Alpha was so awesome... Intel finally succeeded in getting it killed off for good though.

 

[PC-Engine]

Actually it's pretty easy to design a chip to do 115GFLOPS double precision very well, it's just that the XeCPU doesn't need the precision.

For example the Clearspeed CSX600 can do 50GFLOPS double OR single peak at only 250MHz and only consumes 5W of power.

Imagine a quad core CSX600 runing at only 250MHz and consuming 20W while having 200GFLOPS peak of double OR single precision.

meh, if you want double precision FP you should wish that Compaq didn't axe the Alpha
http://systems.cs.colorado.edu/ISCA2002/FinalPapers/X/EspasaR_Tarantula_final.pdf

of course putting an ev8 and a ev9 into a gaming console might be a bit difficult, since the ev8 alone was said to consume around 200 watts and be 420 mm2 at 130nm..

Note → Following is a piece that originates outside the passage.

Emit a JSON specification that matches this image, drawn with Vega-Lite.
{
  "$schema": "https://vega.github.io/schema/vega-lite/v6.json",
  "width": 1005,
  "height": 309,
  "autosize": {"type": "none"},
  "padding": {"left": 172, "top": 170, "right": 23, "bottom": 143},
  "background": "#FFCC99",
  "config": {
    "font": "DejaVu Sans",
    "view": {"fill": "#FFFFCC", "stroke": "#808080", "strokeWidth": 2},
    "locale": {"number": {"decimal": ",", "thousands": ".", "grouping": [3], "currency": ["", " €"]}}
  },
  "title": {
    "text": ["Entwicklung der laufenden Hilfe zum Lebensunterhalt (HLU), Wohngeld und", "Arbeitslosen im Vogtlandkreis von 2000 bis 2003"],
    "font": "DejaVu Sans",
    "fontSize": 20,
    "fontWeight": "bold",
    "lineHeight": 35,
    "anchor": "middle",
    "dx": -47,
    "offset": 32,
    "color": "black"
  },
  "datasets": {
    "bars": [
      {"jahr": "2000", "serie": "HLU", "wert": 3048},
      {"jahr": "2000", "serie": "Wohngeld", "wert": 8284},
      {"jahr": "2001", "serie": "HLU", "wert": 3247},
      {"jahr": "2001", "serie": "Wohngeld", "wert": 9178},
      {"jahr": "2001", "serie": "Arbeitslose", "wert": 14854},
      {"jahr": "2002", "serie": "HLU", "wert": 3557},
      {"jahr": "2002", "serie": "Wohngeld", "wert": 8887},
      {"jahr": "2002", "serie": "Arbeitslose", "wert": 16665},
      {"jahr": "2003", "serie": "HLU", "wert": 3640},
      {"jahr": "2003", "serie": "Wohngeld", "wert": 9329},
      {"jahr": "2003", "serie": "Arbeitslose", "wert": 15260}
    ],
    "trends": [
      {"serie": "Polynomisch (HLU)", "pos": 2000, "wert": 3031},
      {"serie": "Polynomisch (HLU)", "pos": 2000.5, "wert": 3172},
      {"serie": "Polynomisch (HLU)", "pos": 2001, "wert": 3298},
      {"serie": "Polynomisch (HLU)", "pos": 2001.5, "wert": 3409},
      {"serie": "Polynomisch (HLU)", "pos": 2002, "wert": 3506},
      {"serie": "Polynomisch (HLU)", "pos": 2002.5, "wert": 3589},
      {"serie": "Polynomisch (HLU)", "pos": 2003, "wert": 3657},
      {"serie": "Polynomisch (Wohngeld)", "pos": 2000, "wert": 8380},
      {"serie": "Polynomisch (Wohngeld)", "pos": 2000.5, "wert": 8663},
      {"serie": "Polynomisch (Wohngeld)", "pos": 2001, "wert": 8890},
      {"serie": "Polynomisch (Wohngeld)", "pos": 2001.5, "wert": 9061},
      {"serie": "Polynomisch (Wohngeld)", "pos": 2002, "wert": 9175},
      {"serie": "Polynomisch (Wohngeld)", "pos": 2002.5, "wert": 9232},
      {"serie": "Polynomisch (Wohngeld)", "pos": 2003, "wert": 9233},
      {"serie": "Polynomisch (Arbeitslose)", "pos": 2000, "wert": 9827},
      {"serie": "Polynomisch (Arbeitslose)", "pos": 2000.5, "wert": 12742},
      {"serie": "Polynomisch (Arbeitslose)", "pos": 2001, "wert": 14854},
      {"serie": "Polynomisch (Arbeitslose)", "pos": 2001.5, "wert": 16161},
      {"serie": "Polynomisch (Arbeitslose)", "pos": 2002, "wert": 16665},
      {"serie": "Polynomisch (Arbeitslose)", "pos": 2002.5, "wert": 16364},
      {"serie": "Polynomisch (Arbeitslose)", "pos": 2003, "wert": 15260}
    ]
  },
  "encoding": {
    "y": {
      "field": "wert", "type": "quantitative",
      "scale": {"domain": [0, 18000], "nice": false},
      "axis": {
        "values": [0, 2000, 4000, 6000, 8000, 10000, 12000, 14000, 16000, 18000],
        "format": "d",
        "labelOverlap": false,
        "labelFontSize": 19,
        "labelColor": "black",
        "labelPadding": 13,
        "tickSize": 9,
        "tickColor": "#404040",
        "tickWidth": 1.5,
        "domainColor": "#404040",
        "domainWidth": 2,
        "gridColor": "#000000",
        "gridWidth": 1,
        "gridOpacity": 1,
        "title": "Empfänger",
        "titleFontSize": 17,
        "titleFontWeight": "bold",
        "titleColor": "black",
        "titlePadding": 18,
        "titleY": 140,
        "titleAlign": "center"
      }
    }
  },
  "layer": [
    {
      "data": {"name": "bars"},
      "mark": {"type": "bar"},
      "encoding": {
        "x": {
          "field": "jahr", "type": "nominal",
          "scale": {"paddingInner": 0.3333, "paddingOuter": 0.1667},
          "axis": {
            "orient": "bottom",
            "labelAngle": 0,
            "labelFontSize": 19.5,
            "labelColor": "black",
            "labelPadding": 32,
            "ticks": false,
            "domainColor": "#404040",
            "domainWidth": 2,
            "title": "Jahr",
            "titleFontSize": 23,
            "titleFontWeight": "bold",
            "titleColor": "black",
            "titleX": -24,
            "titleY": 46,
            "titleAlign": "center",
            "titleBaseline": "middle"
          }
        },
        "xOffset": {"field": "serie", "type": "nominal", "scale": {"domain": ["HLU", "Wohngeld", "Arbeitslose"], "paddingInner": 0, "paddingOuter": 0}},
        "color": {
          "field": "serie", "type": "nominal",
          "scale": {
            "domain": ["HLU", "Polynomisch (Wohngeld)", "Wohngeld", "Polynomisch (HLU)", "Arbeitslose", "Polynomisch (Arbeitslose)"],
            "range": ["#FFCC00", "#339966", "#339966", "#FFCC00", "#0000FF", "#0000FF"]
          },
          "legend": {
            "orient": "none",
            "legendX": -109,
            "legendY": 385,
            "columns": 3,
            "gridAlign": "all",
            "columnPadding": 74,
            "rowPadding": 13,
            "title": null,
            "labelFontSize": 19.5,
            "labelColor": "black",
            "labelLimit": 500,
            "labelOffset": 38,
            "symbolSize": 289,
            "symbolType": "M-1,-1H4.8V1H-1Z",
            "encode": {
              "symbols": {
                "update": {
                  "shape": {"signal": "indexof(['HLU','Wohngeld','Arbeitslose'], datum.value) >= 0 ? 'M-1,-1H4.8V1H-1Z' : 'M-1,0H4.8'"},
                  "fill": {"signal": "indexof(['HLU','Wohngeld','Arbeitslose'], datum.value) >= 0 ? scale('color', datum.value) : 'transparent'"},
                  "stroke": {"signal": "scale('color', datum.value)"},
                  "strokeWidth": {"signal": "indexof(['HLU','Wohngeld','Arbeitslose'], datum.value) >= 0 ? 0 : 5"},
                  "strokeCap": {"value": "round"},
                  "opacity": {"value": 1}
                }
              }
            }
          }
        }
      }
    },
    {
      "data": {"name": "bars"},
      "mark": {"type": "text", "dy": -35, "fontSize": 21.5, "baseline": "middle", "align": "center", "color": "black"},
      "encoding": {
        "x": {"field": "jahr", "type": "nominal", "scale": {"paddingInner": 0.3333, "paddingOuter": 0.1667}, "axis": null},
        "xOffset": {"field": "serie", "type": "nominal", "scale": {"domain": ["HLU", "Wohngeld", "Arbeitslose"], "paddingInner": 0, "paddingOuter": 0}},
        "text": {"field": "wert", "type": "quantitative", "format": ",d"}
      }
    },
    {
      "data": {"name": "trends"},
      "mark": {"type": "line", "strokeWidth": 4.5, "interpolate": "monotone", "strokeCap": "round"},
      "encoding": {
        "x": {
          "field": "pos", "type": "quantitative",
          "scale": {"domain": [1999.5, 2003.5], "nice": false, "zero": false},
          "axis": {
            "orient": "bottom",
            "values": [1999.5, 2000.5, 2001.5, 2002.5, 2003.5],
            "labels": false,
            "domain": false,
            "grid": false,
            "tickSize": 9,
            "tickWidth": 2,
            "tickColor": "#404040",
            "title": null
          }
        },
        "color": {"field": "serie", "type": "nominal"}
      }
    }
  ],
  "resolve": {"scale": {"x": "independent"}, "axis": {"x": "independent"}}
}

Cool!! Thanks for posting that. Now I know where that Tarantula rumor came from.

BTW it shouldn't be a problem at 90nm. 8)

 

[MfA]

Nao : unless he means the "loop" from fetch to FX2 ... but in that case I think he missed the fact that branch hints can be stored well before the actual branch.

For short loops you just put in a static prediction before starting the loop.

 

[Gubbi]

The SPEs seems to have a branch bubble of 8 cycles on taken branches, even if they are speculated (or decided) correctly. Branches are very much a thing to avoid in the SPEs

I believe that guy has confused SPEs with PPE.

I believe you're right.

However page 5 in here say that a branch has a 4 cycle latency, plus fetch, decode, dependency check and issue, so still around 6-8 cycles.

Does anyone have hard info ?

Cheers
Gubbi

 

[marconelly!]

As far as I can tell, all that the "multithreading" support in Novodex does is pull the physics code out of the application thread, and into its own (single) thread.

But regardles of how API works, isn't their hardware still supposed to be a bunch or paralelized units that works in a setup that is simillar to SPEs in the Cell?